Monitoring Thread Pool Health
// SCALED: Custom metrics for thread pool visibility
@Configuration
public class SchedulerMetrics {
@Bean
public MeterBinder reactorSchedulerMetrics() {
return registry -> {
Schedulers.decorateExecutorService(
Schedulers.boundedElastic(),
Schedulers.newBoundedElasticScheduler("bounded-elastic",
Runtime.getRuntime().availableProcessors() * 10,
100_000,
60,
false,
"custom-be")
);
};
}
}Prometheus queries for thread pool health:
# Event loop threads that are blocked (should ALWAYS be 0)
jvm_threads_states_threads{state="blocked", thread_name=~"reactor-http-nio-.*"}
# Bounded elastic pool utilization
executor_pool_size_threads{name="boundedElastic"}
executor_active_threads{name="boundedElastic"}
executor_queued_tasks{name="boundedElastic"}The Proof
Locust test comparing three approaches at 500 concurrent users:
1. Blocking JDBC on event loop (BOTTLENECK):
p50: 45ms p99: 850ms + intermittent 2000ms spikes
RPS: 420 Fail: 0.0%
2. JDBC offloaded to boundedElastic (SCALED):
p50: 52ms p99: 380ms (no spikes)
RPS: 680 Fail: 0.0%
3. R2DBC (fully reactive, SCALED):
p50: 38ms p99: 210ms
RPS: 1240 Fail: 0.0%
Delta (option 1 → option 3):
p99: 850ms → 210ms (4x improvement, no intermittent spikes)
RPS: 420 → 1240 (3x throughput)Option 2 (boundedElastic) is a reasonable interim fix.
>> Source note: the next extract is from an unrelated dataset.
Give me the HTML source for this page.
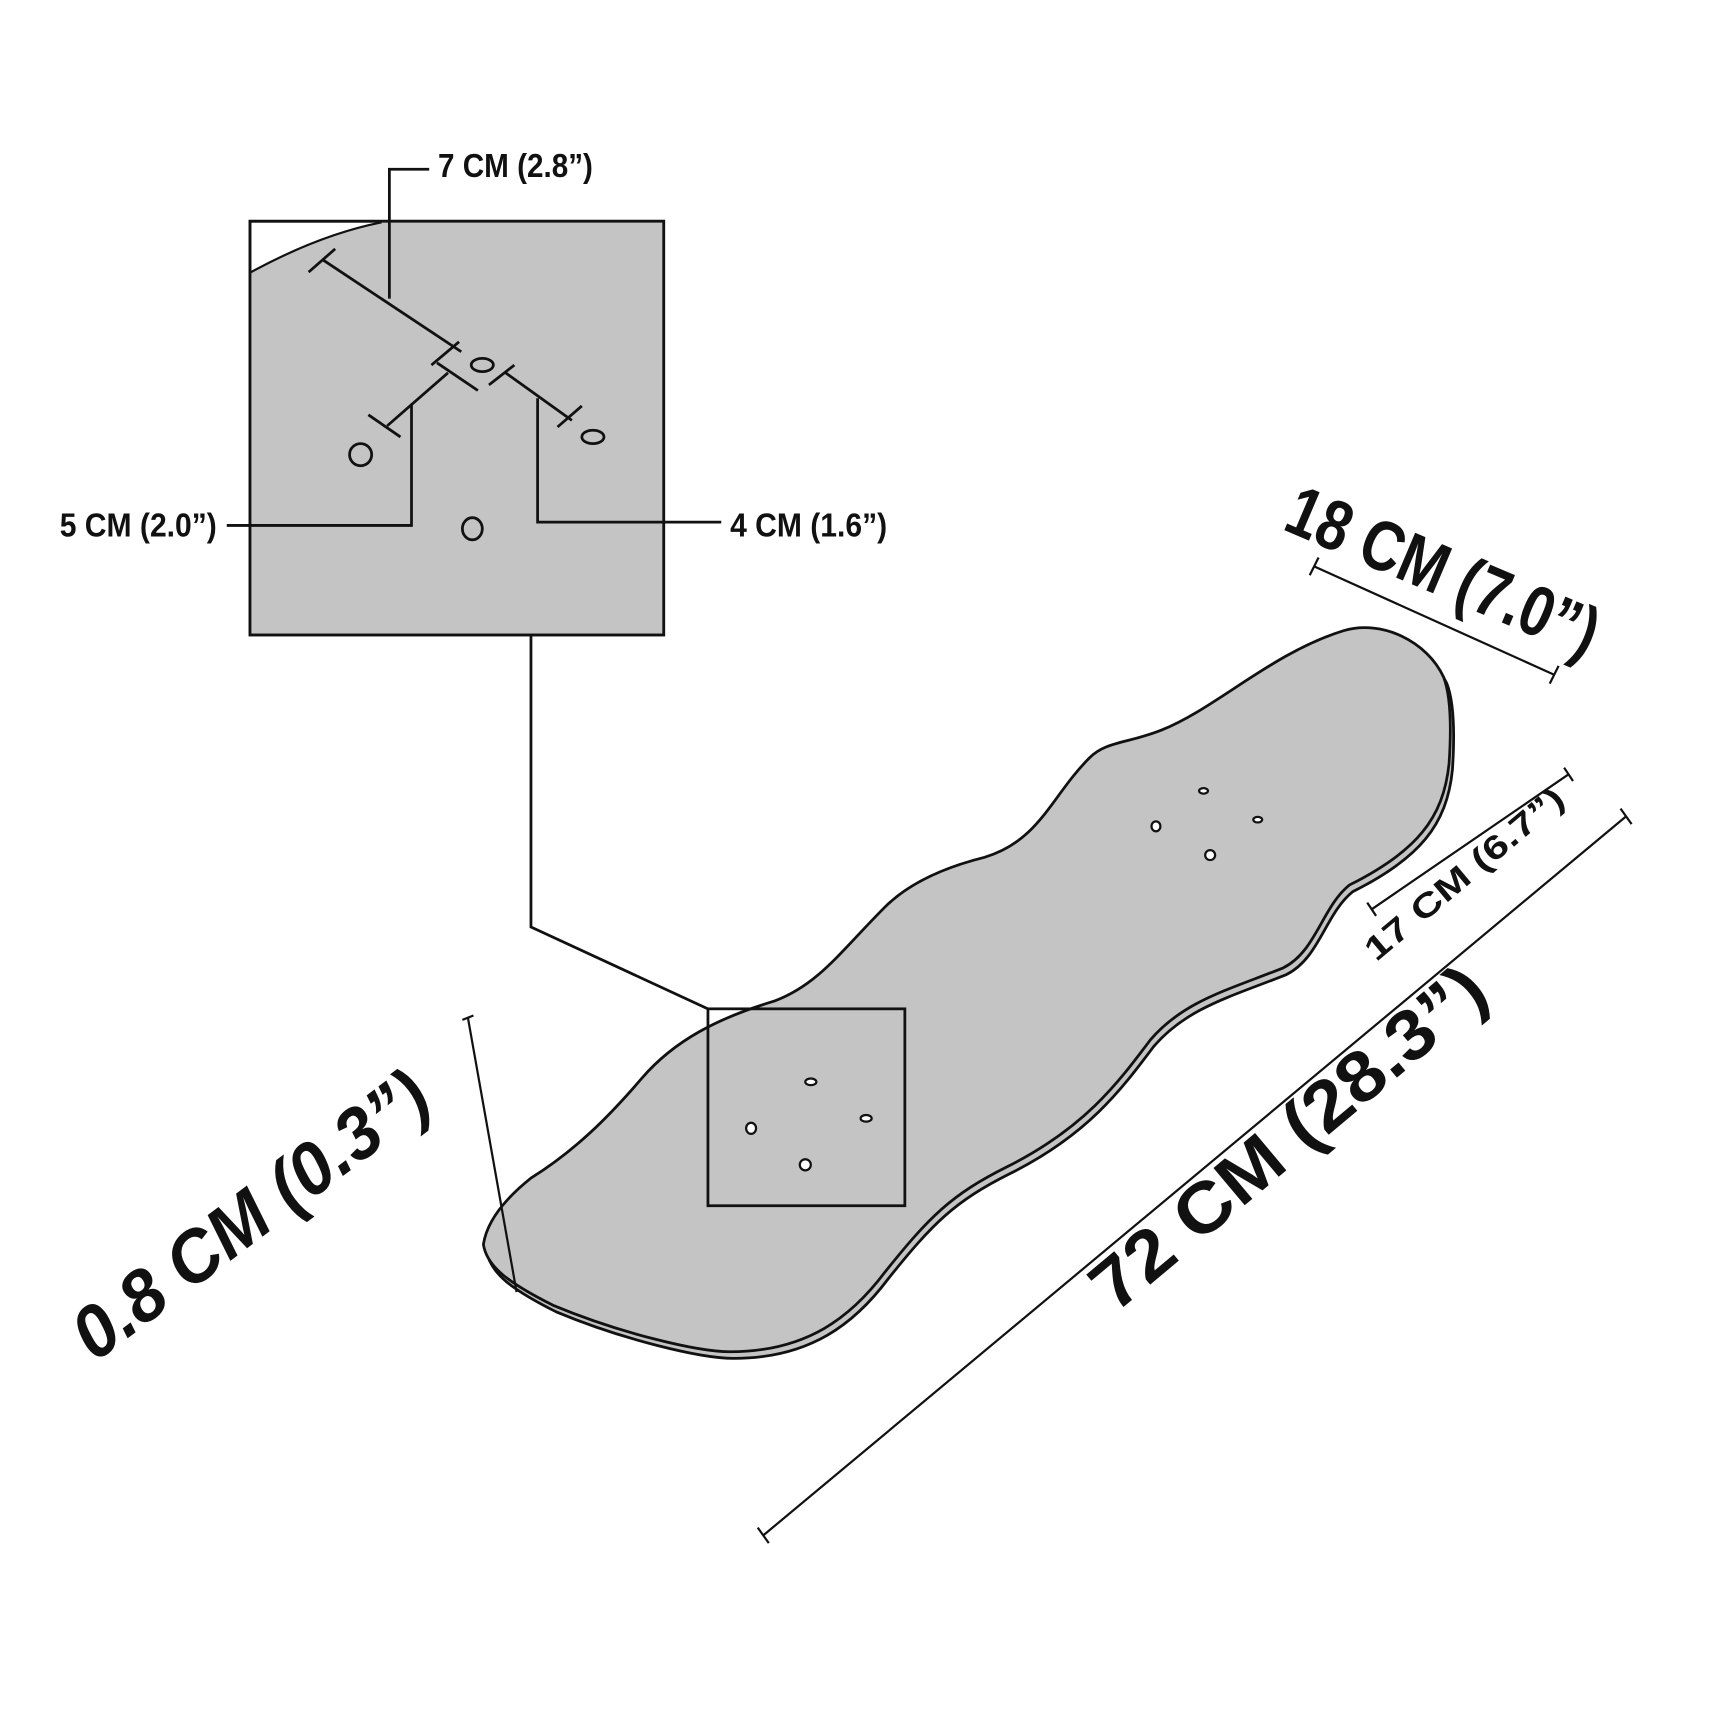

It eliminates the intermittent spikes and improves throughput 60%. Option 3 (R2DBC) is the correct long-term solution for a fully reactive service. It eliminates the thread pool handoff entirely.
The thread pool is no longer a bottleneck. The connection pool (CH4-S1) and thread pool (this section) are correctly sized. The next bottleneck is the work the system does repeatedly that it should do once: caching, starting in Chapter 5.